There are a total of 60 characters tested by 15 people, and the characters are all in HSK4, allowing both model to predict the correct word. In the picture shown above, the model correctly predicted the character, but the probability that the predicted character is correct for HSK4 (1059 characters) model is almost always higher than of the 7330 characters model. This may be because for the 7330 characters model there are more 7 times more characters that can be classified into than the HSK4 (1059 characters) model, and more words are similar to the predicted (correct) character, decreasing its probability. You can notice that in the test prediction above for the 7330 characters model the second likely character is very similar to the predicted (correct) character. However, the 7330 characters model still predicted the correct character.

Let me give you a scenario.

Draw/write incorrectly:

Draw/write correctly:

You can notice that for 7330 characters model, the probability of the predicted character being right is very low when you draw/write the character incorrectly, but if you draw/write the character correctly, the probability rise. This doesn’t mean that the model will not predict the correct character, but it may not be able to do it best if you draw/write incorrect characters!

Another scenario:

In here, you can see that the HSK4 (1059 characters) model predicted correctly, but the 7330 characters model predicted the wrong character. I think this is because the 7330 characters model dataset also include equation signs, such as + and =, roman numerals, and many other non-Chinese characters. Chinese is a pictographic language, so some Chinese characters may look very close to those signs/non-Chinese characters, making the model predicted incorrectly. Next time I’m going to train the model again, I will be sure to take those signs/non-Chinese characters out of the dataset as I’m sure it is decreasing the quality of the model.

Another scenario:

The most incorrectly predicted character that I have tested, so much that the model can only predict it correctly 1 in 10 times for anybody, is 一（yī）, which I previously thought to be the easiest for the model to predict. Therefore, I went and look at the 一（yī）folder and found this:

The person who made the dataset only crop out the area that have data, so all the images in 一（yī）folder is a rectangular image with a line occupying most of the space like shown above.

After I resize the image, the width of the line got thicker like shown above, and the model understand that 一（yī）is a black rectangle. The images shown above on the left turn to the image on the right.
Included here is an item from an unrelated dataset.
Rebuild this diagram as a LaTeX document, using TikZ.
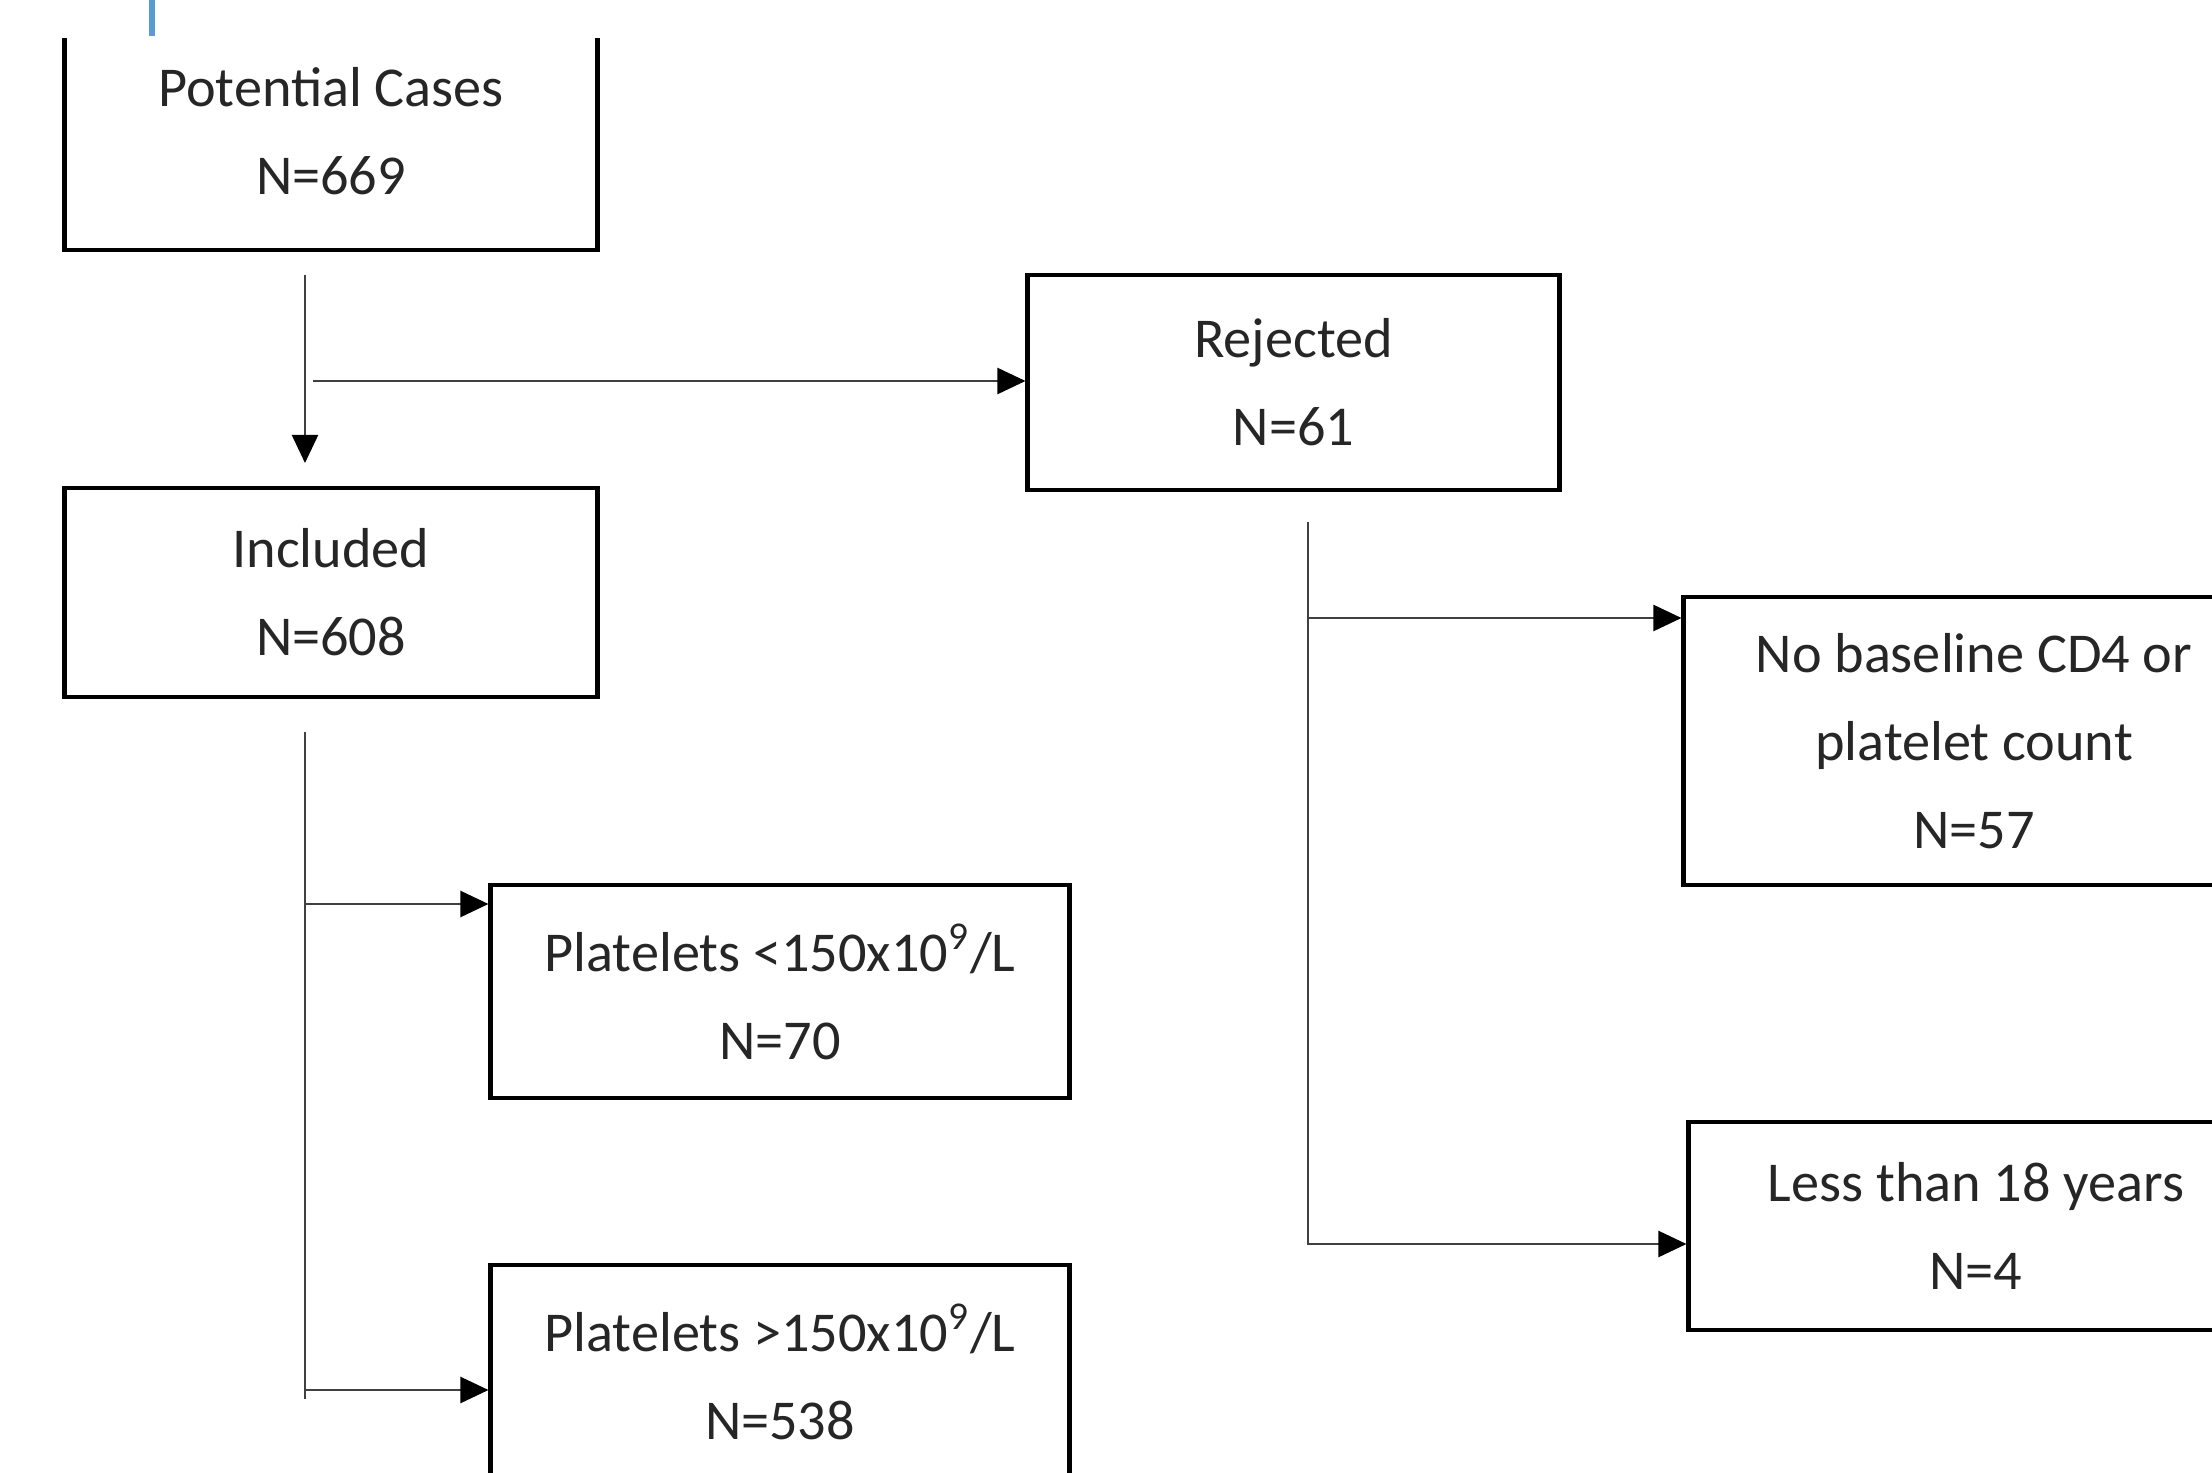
\documentclass[tikz,border=0pt]{standalone}
\usepackage{fontspec}
\setmainfont{Carlito}
\usetikzlibrary{arrows.meta}
\definecolor{cursorc}{RGB}{91,155,213}
\colorlet{linec}{black!75}
\tikzstyle{box} = [
  draw=black,
  line width=1.35pt,
  fill=white,
  align=center,
  inner sep=0pt,
  text=black!85,
  font=\fontsize{16}{25}\selectfont,
]
\tikzstyle{conn} = [
  draw=linec,
  line width=0.65pt,
  -{Triangle[length=0.28cm,width=0.26cm,color=black]},
]

\begin{document}
\begin{tikzpicture}[x=0.01cm,y=-0.01cm]
      \useasboundingbox (0,0) rectangle (2212,1473);

      % Boxes
      \node[box, minimum width=5.32cm, minimum height=2.37cm] (pc) at (331,131.5)
        {Potential Cases\\N=669};
      \node[box, minimum width=5.32cm, minimum height=2.09cm] (inc) at (331,592.5)
        {Included\\N=608};
      \node[box, minimum width=5.31cm, minimum height=2.15cm] (rej) at (1293.5,382.5)
        {Rejected\\N=61};
      \node[box, minimum width=5.78cm, minimum height=2.13cm] (plow) at (780,991.5)
        {Platelets <150x10\textsuperscript{9}/L\\N=70};
      \node[box, minimum width=5.78cm, minimum height=2.13cm] (phigh) at (780,1371.5)
        {Platelets >150x10\textsuperscript{9}/L\\N=538};
      \node[box, minimum width=5.80cm, minimum height=2.88cm] (nobase) at (1974,741)
        {No baseline CD4 or\\platelet count\\N=57};
      \node[box, minimum width=5.74cm, minimum height=2.08cm] (young) at (1976,1226)
        {Less than 18 years\\N=4};

      % Cropped top edge
      \fill[white] (0,0) rectangle (2212,38);
      \draw[cursorc, line width=1.5pt] (152,0) -- (152,36);

      % Arrows
      \coordinate (a1) at (305,275);
      \coordinate (a2) at (305,463);
      \coordinate (a3) at (313,381);
      \draw[conn] (a1) -- (a2);
      \draw[conn] (a3) -- (a3 -| rej.west);

      \coordinate (b1) at (305,732);
      \coordinate (b2) at (305,1399);
      \coordinate (b3) at (305,904);
      \coordinate (b4) at (305,1390);
      \draw[conn, -] (b1) -- (b2);
      \draw[conn] (b3) -- (b3 -| plow.west);
      \draw[conn] (b4) -- (b4 -| phigh.west);

      \coordinate (c1) at (1308,522);
      \coordinate (c2) at (1308,1244);
      \coordinate (c3) at (1308,618);
      \draw[conn] (c1) -- (c2) -- (c2 -| young.west);
      \draw[conn] (c3) -- (c3 -| nobase.west);
    \end{tikzpicture}
\end{document}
So if you want the model to predict 一（yī）, you would have to draw a black rectangle like I did above.

Because the images of 一（yī）are rectangular, unlike for other characters that the images are similar to a square, when I resize it, it got disfigured and turned into a black rectangle. I can’t resize it directly.
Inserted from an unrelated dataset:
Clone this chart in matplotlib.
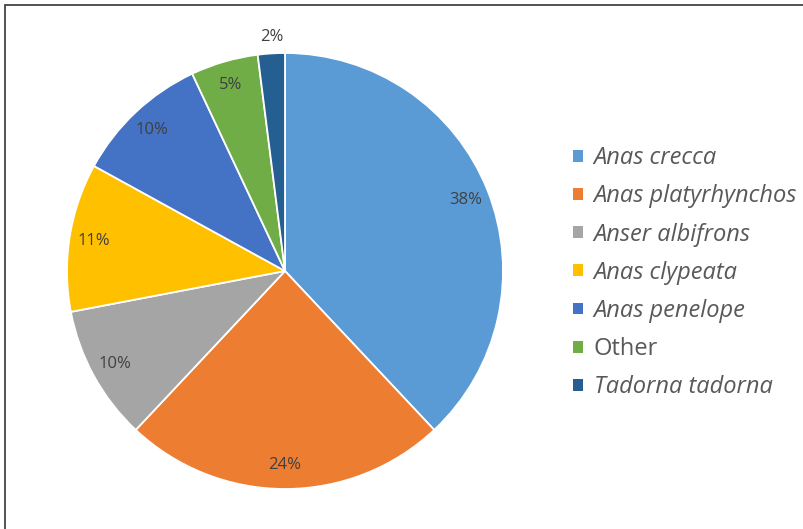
import matplotlib
matplotlib.use('Agg')

import matplotlib.pyplot as plt
from matplotlib.patches import Patch, Rectangle

# --- Data ---
species = ['Anas crecca', 'Anas platyrhynchos', 'Anser albifrons', 'Anas clypeata',
           'Anas penelope', 'Other', 'Tadorna tadorna']
shares = [38, 24, 10, 11, 10, 5, 2]
colors = ['#5B9BD5', '#ED7D31', '#A5A5A5', '#FFC000', '#4472C4', '#70AD47', '#255E91']

W, H = 804, 529
fig = plt.figure(figsize=(W / 100, H / 100), dpi=100)

# frame line (top and left visible, picture cropped on the other sides)
fig.patches.append(Rectangle((5 / W, -0.1), 1.2, (H - 5) / H + 0.1, transform=fig.transFigure,
                             fill=False, edgecolor='#444444', linewidth=1.3))

# pie axes placed in pixel terms
cx, cy, r = 285, 271, 218
ax = fig.add_axes([(cx - r) / W, (H - cy - r) / H, 2 * r / W, 2 * r / H])

wedges, texts = ax.pie(shares, colors=colors, startangle=90, counterclock=False,
                       labels=[f'{v}%' for v in shares], labeldistance=0.89,
                       wedgeprops=dict(edgecolor='white', linewidth=1.3),
                       textprops=dict(color='#404040', fontsize=12, family='Open Sans',
                                      ha='center', va='center'))
ax.set_xlim(-1, 1)
ax.set_ylim(-1, 1)
ax.set_aspect('equal')
ax.axis('off')

# 2% label sits outside the slice
texts[-1].set_position((-0.06, 1.075))

handles = [Patch(facecolor=c, edgecolor='none') for c in colors]
leg = fig.legend(handles, species, loc='upper left', bbox_to_anchor=(552 / W, 1 - 125 / H),
                 frameon=False, handlelength=0.4, handleheight=0.4, handletextpad=0.47,
                 labelspacing=0.6, prop=dict(family='Open Sans', size=17))
for t in leg.get_texts():
    t.set_color('#595959')
    if t.get_text() != 'Other':
        t.set_style('italic')

fig.savefig('out.png', dpi=100)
To solve the problem, I had to create a white square image and put the 一（yī）images into the middle of the white square.

This is the 一（yī）images after that:

Now, I train the HSK4 (1059 characters) model again after changing the 一（yī）folder because the HSK4 (1059 characters) model take less time to train. I also updated the application in Hugging Face, so if you try to draw/write 一（yī）using the HSK4 (1059 characters) model, it will now predict correctly.

Further Work:

The 7330 characters model have too many words, which decrease its accuracy, and have words that are not commonly used or seen, making the model larger. Therefore, I think I might make models for each of the HSK levels because that would make the models more efficient and smaller. User can choose to use the model from what HSK level they are learning. Also, you wouldn’t have to waste time drawing/writing characters as perfect as you can as the model would have less character to classified into.

Like I mentioned at the beginning, I wanted to make a model small but accurate enough and deploy in on offline devices, such as single-board computers. I don’t think I can rely on Gradio much longer and must make my own user interface. I will continue to work towards this goal.

Update:
This is a demonstration of deploying my model using OpenCV for User Interface and Mouse Handling on Raspberry Pi 3b+ with 3.5 inches touch screen.

https://youtu.be/FTc3QOWtqQ8

The device that the model would be deployed on needs to have at least 1 GBytes of RAM. This model is trained with Resnet34.

I also tried to deploy it on Raspberry Pi Zero 2w, which has similar CPU as Raspberry Pi 3b+ and has less than 512 MBytes of RAM, so the model wasn’t able to run on it. There was no issue deploying the model on Raspberry Pi 4b.

I am still trying to deploy the model trained with MobileNet V2, which has a more compact size. I think the reason this model wouldn’t allow me to deploy it on Raspberry Pi is because its Pytorch has a problem with the Pytorch version on ARM CPU. I am trying to fix this problem right now.

This article is quite long already, so when I explain about how to deploy the Fastai model using OpenCV for User Interface and Mouse Handling on Raspberry Pi, it will be a new article coming soon.

I believe that this project has many aspects that are not perfect and has a long way of improvement to go, so I am still developing it. I will be updating my articles if there is any progress.